Sunday, April 3, 2011

Québec water case law 19: interpreting section 56 of the Municipal Powers Act


In Tousignant v. Lac-Beauport (Municipalité de) (in French), the appellant, owner of a defective sceptic installation receiving waste water from his residence, was found by the Municipal Court in first instance to contravene to the Regulation respecting waste water disposal systems for isolated dwellings and was ordered to reconstruct the installation in conformity with the regulatory requirements.

Before the Superior Court, the appellant contests the validity of the injunctive orders from the Municipal Court based on lack of competence. In principle, the Superior Court has inherent and exclusive competence in injunctive matters as a court of first instance. Thus, the question is whether the Municipal Court exceeded its jurisdiction when it ordered the appellant to reconstruct the installation.

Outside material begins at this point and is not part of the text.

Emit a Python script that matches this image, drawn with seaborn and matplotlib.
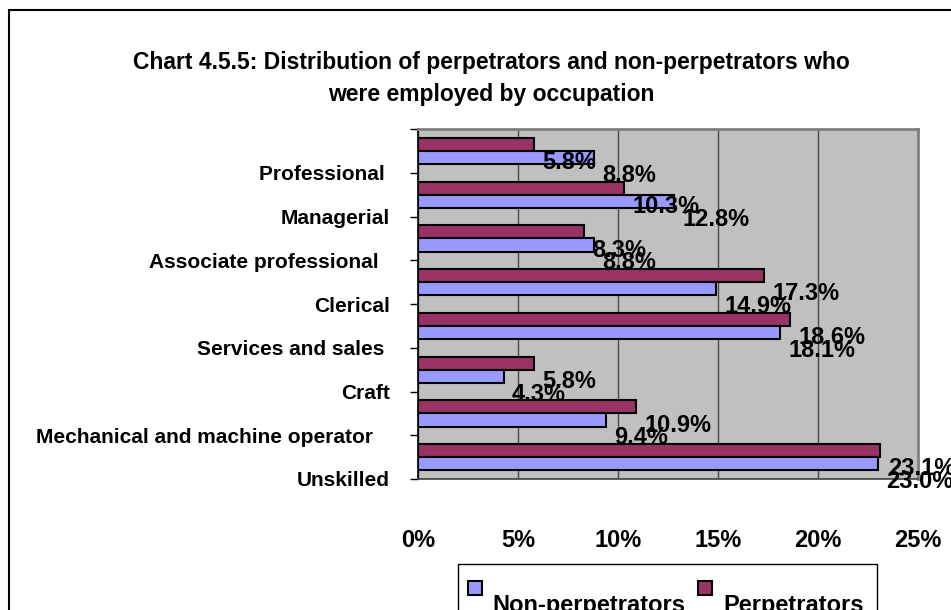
import matplotlib
matplotlib.use("Agg")
import matplotlib.pyplot as plt
import seaborn as sns
import pandas as pd
from matplotlib.lines import Line2D
from matplotlib.patches import Rectangle

categories = ["Professional", "Managerial", "Associate professional", "Clerical",
              "Services and sales", "Craft", "Mechanical and machine operator", "Unskilled"]
tick_labels = ["Professional ", "Managerial", "Associate professional  ", "Clerical",
               "Services and sales ", "Craft", "Mechanical and machine operator   ", "Unskilled"]
perpetrators = [5.8, 10.3, 8.3, 17.3, 18.6, 5.8, 10.9, 23.1]
non_perpetrators = [8.8, 12.8, 8.8, 14.9, 18.1, 4.3, 9.4, 23.0]
x_ticks = [0, 5, 10, 15, 20, 25]
x_tick_labels = ["0%", "5%", "10%", "15%", "20%", "25%"]
series_names = ["Perpetrators", "Non-perpetrators"]
colors = {"Perpetrators": "#993366", "Non-perpetrators": "#9999FF"}
title_lines = ["Chart 4.5.5: Distribution of perpetrators and non-perpetrators who",
               "were employed by occupation"]

df = pd.DataFrame({
    "category": categories * 2,
    "value": perpetrators + non_perpetrators,
    "group": ["Perpetrators"] * len(categories) + ["Non-perpetrators"] * len(categories),
})

sns.set_style("white")
plt.rcParams["font.family"] = ["Liberation Sans", "DejaVu Sans"]
plt.rcParams["font.weight"] = "bold"
plt.rcParams["text.color"] = "black"
plt.rcParams["xtick.color"] = "black"
plt.rcParams["ytick.color"] = "black"
plt.rcParams["xtick.labelcolor"] = "black"
plt.rcParams["ytick.labelcolor"] = "black"

W, H = 951, 610
fig = plt.figure(figsize=(W / 100, H / 100), dpi=100)
L, R, T, B = 418, 918, 129, 479
ax = fig.add_axes([L / W, 1 - B / H, (R - L) / W, (B - T) / H])
ax.set_facecolor("#C0C0C0")

sns.barplot(data=df, x="value", y="category", hue="group", order=categories,
            hue_order=series_names, palette=colors, orient="h", width=0.6,
            saturation=1, edgecolor="black", linewidth=1.5, legend=False, ax=ax,
            errorbar=None)

ax.set_xlim(0, 25)
ax.set_ylim(len(categories) - 0.5, -0.5)
ax.set_axisbelow(True)
ax.xaxis.grid(True, color="#4a4a4a", linewidth=1)
ax.yaxis.grid(False)

ax.set_xticks(x_ticks)
ax.set_xticklabels(x_tick_labels, fontsize=17, fontweight="bold", color="black")
ax.tick_params(axis="x", length=0, pad=36)

yt = [i + 0.5 for i in range(len(categories))]
ax.set_yticks([-0.5] + yt)
ax.set_yticklabels([""] + tick_labels, fontsize=15, fontweight="bold", color="black")
ax.tick_params(axis="y", direction="out", length=6, width=1, color="black", pad=14, left=True)
ax.set_xlabel("")
ax.set_ylabel("")

for side in ["top", "right"]:
    ax.spines[side].set_color("#808080")
    ax.spines[side].set_linewidth(2)
ax.spines["left"].set_color("black")
ax.spines["left"].set_linewidth(1.2)
ax.spines["bottom"].set_color("#404040")
ax.spines["bottom"].set_linewidth(1.2)

# data labels (Excel-style offsets)
for i, (p, n) in enumerate(zip(perpetrators, non_perpetrators)):
    ax.text(p + 0.4, i + 0.27, f"{p}%", ha="left", va="center", fontsize=17,
            fontweight="bold", color="black", clip_on=False, zorder=5)
    ax.text(n + 0.4, i + 0.56, f"{n}%", ha="left", va="center", fontsize=17,
            fontweight="bold", color="black", clip_on=False, zorder=5)

# title
fig.text(491 / W, 1 - 62 / H, title_lines[0], ha="center", va="center", fontsize=16.5,
         fontweight="bold", color="black")
fig.text(491 / W, 1 - 94 / H, title_lines[1], ha="center", va="center", fontsize=16.5,
         fontweight="bold", color="black")

# chart border
fig.add_artist(Line2D([8.5 / W, 1], [1 - 9.5 / H, 1 - 9.5 / H], transform=fig.transFigure, color="black", lw=1.5))
fig.add_artist(Line2D([8.5 / W, 8.5 / W], [0, 1 - 9.5 / H], transform=fig.transFigure, color="black", lw=1.5))

# legend (Excel-style)
fig.add_artist(Rectangle((458 / W, -0.05), (877 - 458) / W, (0.05 + 1 - 564 / H),
                         transform=fig.transFigure, fill=False, edgecolor="black", lw=1))
for name, sx, tx in [("Non-perpetrators", 468, 492), ("Perpetrators", 698, 723)]:
    fig.add_artist(Rectangle((sx / W, 1 - 595 / H), 14 / W, 14 / H, transform=fig.transFigure,
                             facecolor=colors[name], edgecolor="black", lw=1.5))
    fig.text(tx / W, 1 - 594 / H, name, ha="left", va="top", fontsize=17, fontweight="bold",
             color="black")

fig.savefig("out.png", dpi=100)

This debate has been studied recently by doctrine: see Daniel Bouchard & Hélène Gauvin, «L’article 56 de la Loi sur les compétences municipales: une jeune disposition, un vieux débat... latent» in Barreau du Québec, Développements récents en droit municipal 2008 (in French). The relevant provisions are section 29 of the Act respecting municipal courts as well as sections 25.1 and 56 to 61 of the Municipal Powers Act (MPA). In particular, the solution to the issue at hand turns on the interpretation of section 56 MPA: must it be interpreted as giving injunctive powers over immovables to the Municipal Court?

The Superior Court concludes that a restrictive interpretation should be favoured based on 2 principles of interpretation: 1) the expectation of coherence between laws; 2) the presumption of utility or validity of a legal disposition. As a result, section 56 MPA does not grant power to a Municipal Court to order the reconstruction of a sceptic installation, which is a permanent work and an immovable.

Of note is the fact that debate on the constitutionality of section 56 MPA was not addressed directly due to procedural questions.